Kubica wants decision for Williams
Reports in the German media are suggesting that Robert Kubica could be set to make his return to Formula One next year. According to reports the Pole wants to make his decision this week, after receiving an offer from Williams but also from Ferrari to be a test driver.
They claim that “His comeback chances at Williams are over 90 per cent. It’s only about details, for example about how many Friday practice sessions a third driver does. Williams is apparently selling the Fridays to a wealthy client.”
Mercedes wanted Esteban Ocon to take the Williams race seat for 2019, but Toto Wolff says the British team was demanding too much. However, Wolff has told Brazilian media “We cannot invest at the level they need.”
There are suggestions that Mercedes could subsidise Williams’s engine bills in return for the seat. While Ocon could get the reserve seat at Williams for 2019, in addition to a similar role for the other Mercedes-powered teams including Force India.
“He could be a test driver for us, Force India and maybe William and he will be sitting in the simulator a lot,” added Wolff. Auto Bild reports that Kubica has now told Ferrari that he will not be taking the test driver role at Maranello.

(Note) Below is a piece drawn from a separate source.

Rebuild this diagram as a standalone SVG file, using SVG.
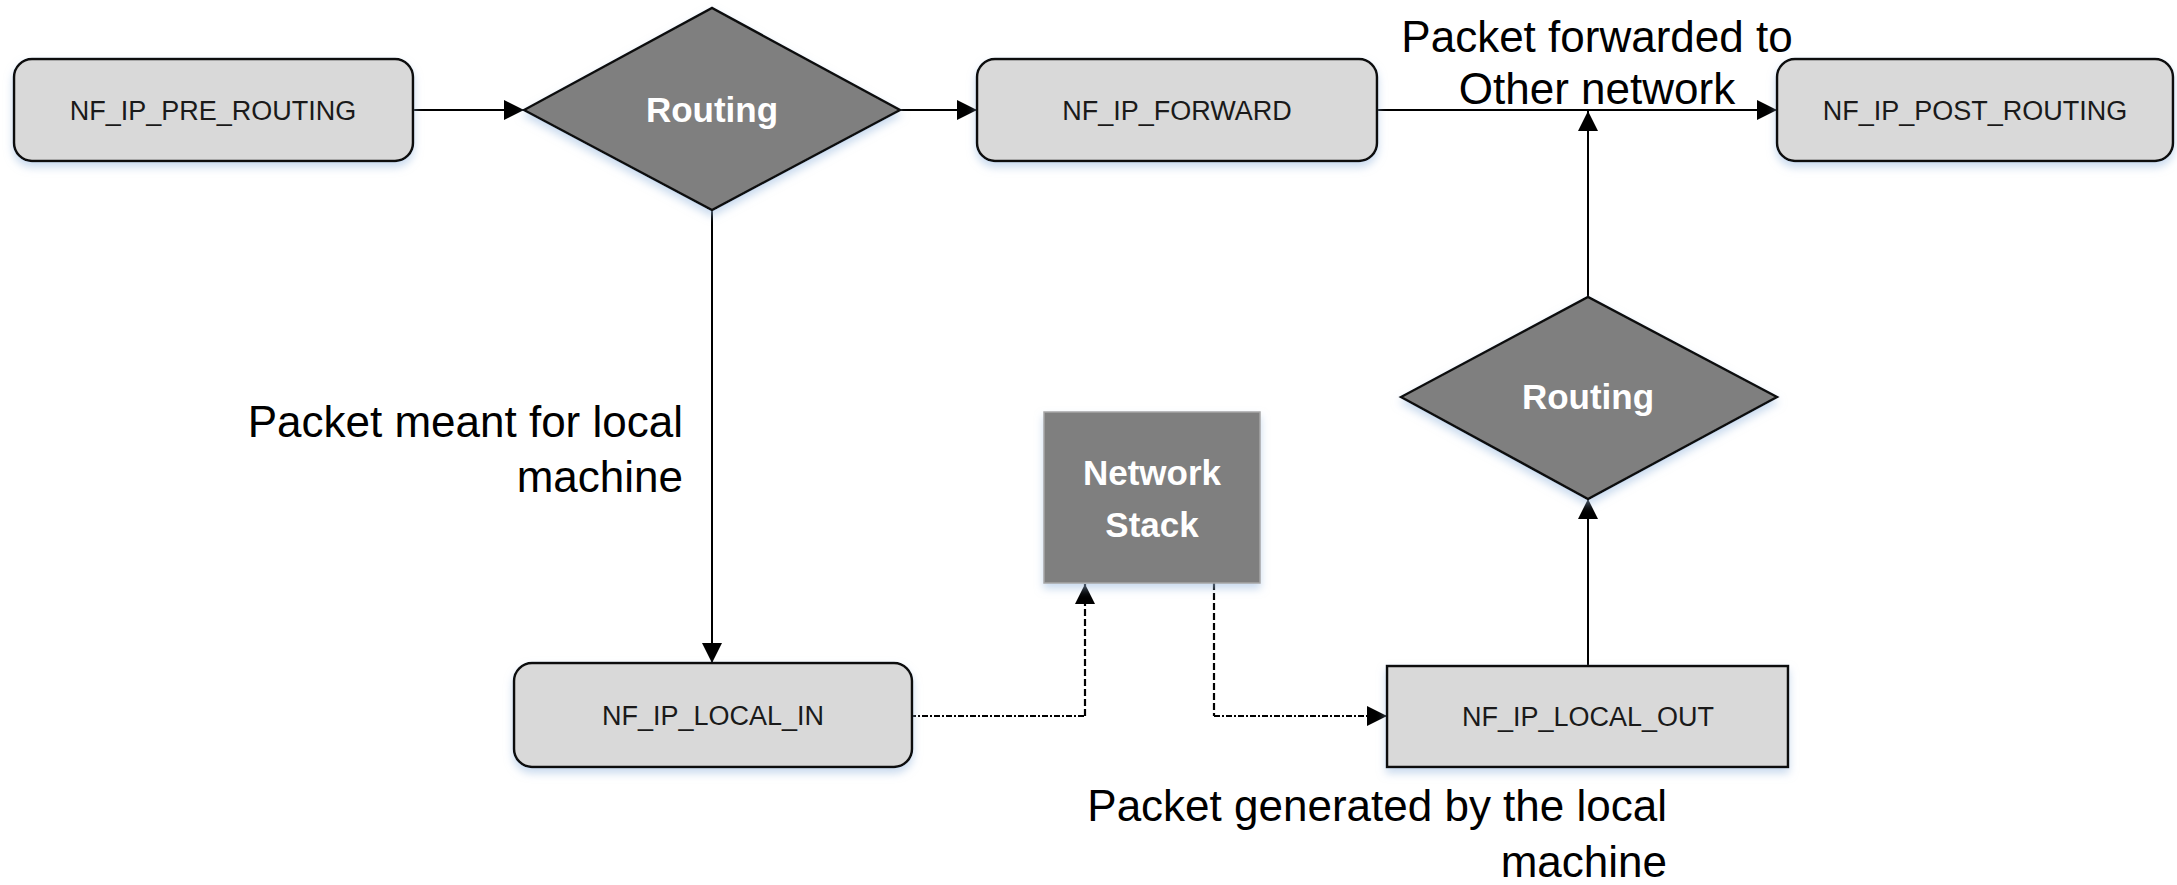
<svg xmlns="http://www.w3.org/2000/svg" width="2177" height="885" viewBox="0 0 2177 885">
<style>
.box{fill:#d9d9d9;stroke:#111;stroke-width:2.5}
.dia{fill:#7f7f7f;stroke:#111;stroke-width:2.5}
.stack{fill:#7f7f7f;stroke:#a6a6a6;stroke-width:1.5}
.nt{font-family:"Liberation Sans",Arial,sans-serif;font-size:27px;fill:#1a1a1a;text-anchor:middle}
.wt{font-family:"Liberation Sans",Arial,sans-serif;font-size:35px;font-weight:bold;fill:#fff;text-anchor:middle}
.lbl{font-family:"Liberation Sans",Arial,sans-serif;font-size:44px;fill:#000}
.ln{fill:none;stroke:#000;stroke-width:2}
.dd{fill:none;stroke:#000;stroke-width:2.2;stroke-dasharray:6 2 2 2}
.dv{fill:none;stroke:#000;stroke-width:2.2;stroke-dasharray:7 3}
</style>
<defs>
<marker id="ah" viewBox="0 0 20 20" refX="20" refY="10" markerWidth="20" markerHeight="20" markerUnits="userSpaceOnUse" orient="auto">
<path d="M0,0 L20,10 L0,20 z" fill="#000"/>
</marker>
<filter id="sh" x="-10%" y="-10%" width="120%" height="130%">
<feDropShadow dx="0" dy="5" stdDeviation="4" flood-color="#9dbbe0" flood-opacity="0.55"/>
</filter>
</defs>
<rect width="2177" height="885" fill="#fff"/>
<g id="connectors">
<line class="ln" x1="413" y1="110" x2="524" y2="110" marker-end="url(#ah)"/>
<line class="ln" x1="900" y1="110" x2="977" y2="110" marker-end="url(#ah)"/>
<line class="ln" x1="1377" y1="110" x2="1777" y2="110" marker-end="url(#ah)"/>
<line class="ln" x1="1588" y1="297" x2="1588" y2="111" marker-end="url(#ah)"/>
<line class="ln" x1="712" y1="210" x2="712" y2="663" marker-end="url(#ah)"/>
<line class="ln" x1="1588" y1="666" x2="1588" y2="499" marker-end="url(#ah)"/>
<path class="dd" d="M910,716 H1085"/>
<path class="dv" d="M1085,716 V584" marker-end="url(#ah)"/>
<path class="dv" d="M1214,583 V716"/>
<path class="dd" d="M1214,716 H1387" marker-end="url(#ah)"/>
<text class="lbl" x="1597" y="52" text-anchor="middle">Packet forwarded to</text>
<text class="lbl" x="1597" y="104" text-anchor="middle">Other network</text>
<text class="lbl" x="683" y="437" text-anchor="end">Packet meant for local</text>
<text class="lbl" x="683" y="492" text-anchor="end">machine</text>
<text class="lbl" x="1667" y="821" text-anchor="end">Packet generated by the local</text>
<text class="lbl" x="1667" y="877" text-anchor="end">machine</text>
</g>
<g id="pre_routing">
<rect class="box" x="14" y="59" width="399" height="102" rx="18" filter="url(#sh)"/>
<text class="nt" x="213" y="120">NF_IP_PRE_ROUTING</text>
</g>
<g id="routing1">
<polygon class="dia" points="524,110 712,8 900,110 712,210" filter="url(#sh)"/>
<text class="wt" x="712" y="122">Routing</text>
</g>
<g id="forward">
<rect class="box" x="977" y="59" width="400" height="102" rx="18" filter="url(#sh)"/>
<text class="nt" x="1177" y="120">NF_IP_FORWARD</text>
</g>
<g id="post_routing">
<rect class="box" x="1777" y="59" width="396" height="102" rx="18" filter="url(#sh)"/>
<text class="nt" x="1975" y="120">NF_IP_POST_ROUTING</text>
</g>
<g id="routing2">
<polygon class="dia" points="1401,397 1588,297 1777,397 1588,499" filter="url(#sh)"/>
<text class="wt" x="1588" y="409">Routing</text>
</g>
<g id="network_stack">
<rect class="stack" x="1044" y="412" width="216" height="171" filter="url(#sh)"/>
<text class="wt" x="1152" y="485">Network</text>
<text class="wt" x="1152" y="537">Stack</text>
</g>
<g id="local_in">
<rect class="box" x="514" y="663" width="398" height="104" rx="18" filter="url(#sh)"/>
<text class="nt" x="713" y="725">NF_IP_LOCAL_IN</text>
</g>
<g id="local_out">
<rect class="box" x="1387" y="666" width="401" height="101" filter="url(#sh)"/>
<text class="nt" x="1588" y="726">NF_IP_LOCAL_OUT</text>
</g>
</svg>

2019 tweaks show tangible improvements – Brawn
F1 managing director for motorsport and technical director Ross Brawn says that simulation work being done on regulation changes for next year shows “tangible” effects which should improve racing.
Ahead of a bigger overhaul for 2021, minor changes are being introduced next year to improve racing, with the key areas being the front and rear wings, brake ducts and bargeboards. The simplified aero profile is designed to make it easier for drivers to follow closely in battle.
Brawn told Motorsport.com “Once again we saw in Brazil that when the performance level of two cars are more or less the same, then overtaking is almost impossible. That raises the question as to how to make it easier to make a move on the car in front.”
“During 2018, we have made significant progress in defining next year’s technical regulations, especially regarding the key area that is the front wing and in the last few weeks, we have worked out the fine details.”
He says that the simulations are showing tangible effects, but he was keen to point out that the upcoming changes are just the beginning of the process, even though expectations that the on-track spectacle will improve next year are continuing to build.